Prof. Francesco Belletti, President of the Italian Forum of Family Associations, and his wife, Gabriella, have commented on the Preamble.
«Before introducing the list of rights to be guaranteed to the family, the Charter of the Rights of the Family, in its Preamble, traces a detailed path of qualifying standards of the idea of family, by explaining a number of qualities and criteria that characterize this irreplaceable social place. They are founding “premises” and indispensable for the materialization of the requests that follow, and they are intended to eliminate any definitional relativism. Today, after thirty years of history, it is even a more urgent need to renew the precision of the meaning of the word family, to defend the “genome,” because “today around the family and life, the basic struggle of man’s dignity is being fought,” as Pope John Paul II said in Rio de Janeiro on October 3rd, 1997, at the II World Meeting of Families.
This is why the Preamble recalls that “the family is based on marriage, that intimate union of life in complementarity between a man and a woman which is constituted in the freely contracted and publicly expressed indissoluble bond of matrimony and is open to the transmission of life.” Now, it is comforting to note that these aspects are in deep harmony with the definition that the anthropologist Claude Levi-Strauss placed in the heart of his essay on the family in: Razza e storia e altri studi di antropologia [Race and History and other studies of anthropology] (1952), which Cardinal Ravasi recalled in his speech at the recent VII World Meeting of Families in Milan, in 2012: “The family as a more or less durable, socially approved union of a man, a woman and their children... it is a universal phenomenon, found in all societies of every type.”
The family is therefore a totally natural, deeply human value; one would almost say a “lay” value, if that word was not too often tarnished as synonymous with “secular,” or worse, anti-religious. For this reason, the Preamble also reaffirms that “the family, a natural society, exists prior to the State or any other community, and possesses inherent rights which are inalienable... constitutes, much more than a mere juridical, social and economic unit, a community of love and solidarity... where different generations come together and help one another to grow in human wisdom.”
The family, a “community of love and solidarity” (this is a beautiful definition, in its essential brevity), is therefore a natural antidote to the individualism and the selfishness that threaten to carry away contemporary man: it is, indeed, both a relational good in itself, as a place where socially relevant relational goods are generated, and hence constitutes itself as a place in which social capital, public responsibility, creativity and fertility are generated. Precisely because of its essentially relational and free nature, the family is particularly attacked and often reeling under the blows of the individualistic hedonism and relativism that are becoming increasingly widespread in common feeling, also in our Country.
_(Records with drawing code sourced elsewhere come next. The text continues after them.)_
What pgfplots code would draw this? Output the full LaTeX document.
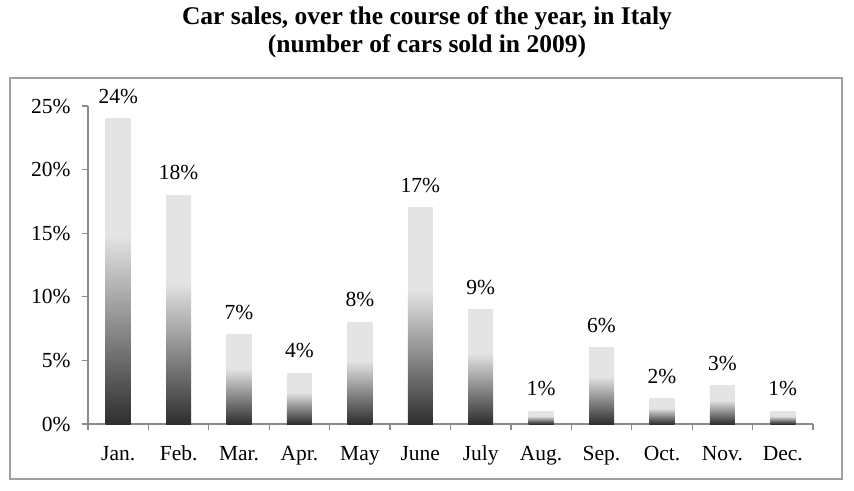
\documentclass[border=0pt]{standalone}
\usepackage{pgfplots}
\pgfplotsset{compat=1.18}
\usepackage{fontspec}
\setmainfont{Liberation Serif}
\definecolor{bardark}{HTML}{2E2E2E}
\definecolor{barlight}{HTML}{E4E4E4}
\definecolor{axgray}{HTML}{8A8A8A}
\definecolor{framegray}{HTML}{A0A0A0}
\pgfdeclareverticalshading{barshade}{100bp}{color(0bp)=(bardark); color(25bp)=(bardark); color(56bp)=(barlight); color(100bp)=(barlight)}
\begin{document}
\begin{tikzpicture}
\path[use as bounding box] (-88pt,-66pt) rectangle (766pt,424pt);
\draw[framegray, line width=1.4pt] (-78pt,-55pt) rectangle (754pt,346pt);
\node[font=\bfseries\fontsize{25.5}{29}\selectfont, anchor=base] at (339pt,399pt) {Car sales, over the course of the year, in Italy};
\node[font=\bfseries\fontsize{25.5}{29}\selectfont, anchor=base] at (339pt,371pt) {(number of cars sold in 2009)};
\begin{axis}[
  at={(0pt,0pt)}, anchor=south west,
  scale only axis, width=725pt, height=318pt,
  xmin=-0.5, xmax=11.5, ymin=0, ymax=25,
  axis x line*=bottom, axis y line*=left,
  axis line style={draw=axgray, line width=1.2pt},
  tick style={draw=axgray, line width=1.2pt},
  tick align=outside, major tick length=6pt,
  xtick={-0.5,0.5,...,11.5},
  x tick label as interval,
  xticklabels={Jan.,Feb.,Mar.,Apr.,May,June,July,Aug.,Sep.,Oct.,Nov.,Dec.},
  xticklabel style={anchor=base, yshift=-30pt},
  ytick={0,5,10,15,20,25},
  yticklabels={0\%,5\%,10\%,15\%,20\%,25\%},
  yticklabel style={xshift=-8pt},
  font=\fontsize{21.5}{25}\selectfont,
  ybar, bar width=25pt, bar shift=0pt,
  /pgf/number format/assume math mode=true,
  nodes near coords={\pgfmathprintnumber{\pgfplotspointmeta}\%},
  every node near coord/.append style={anchor=base, inner sep=0pt, yshift=15.5pt, black},
  clip=false,
]
\addplot[draw=none, shading=barshade] coordinates {(0,24)};
\addplot[draw=none, shading=barshade] coordinates {(1,18)};
\addplot[draw=none, shading=barshade] coordinates {(2,7)};
\addplot[draw=none, shading=barshade] coordinates {(3,4)};
\addplot[draw=none, shading=barshade] coordinates {(4,8)};
\addplot[draw=none, shading=barshade] coordinates {(5,17)};
\addplot[draw=none, shading=barshade] coordinates {(6,9)};
\addplot[draw=none, shading=barshade] coordinates {(7,1)};
\addplot[draw=none, shading=barshade] coordinates {(8,6)};
\addplot[draw=none, shading=barshade] coordinates {(9,2)};
\addplot[draw=none, shading=barshade] coordinates {(10,3)};
\addplot[draw=none, shading=barshade] coordinates {(11,1)};
\end{axis}
\end{tikzpicture}
\end{document}
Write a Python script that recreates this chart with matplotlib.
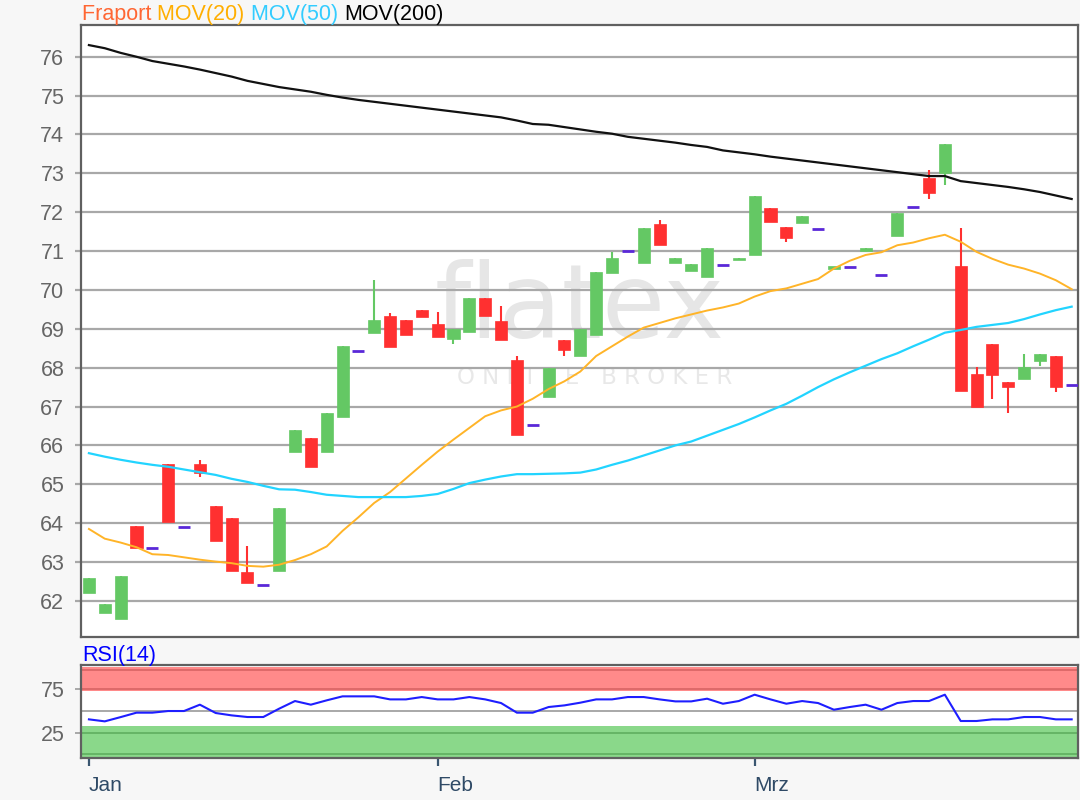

Consequently, those who argue that the family is an old or outdated social model are wrong; on the contrary, the public pact of love and solidarity between a man and a woman is the very topical and irreplaceable support of every human society, to which not the past but the future of society as a whole is entrusted.
If the family is, then—as the Preamble also states—this “society, [then] especially the state and international organizations must protect the family through measures of a political, economic, social and legal character.” The Preamble therefore represents a major challenge to the responsibility, both for the institutions and for every family: the institutions must recognize the family’s full ownership right, and respect its autonomy and subjectivity; families are responsible for putting their talents to good use».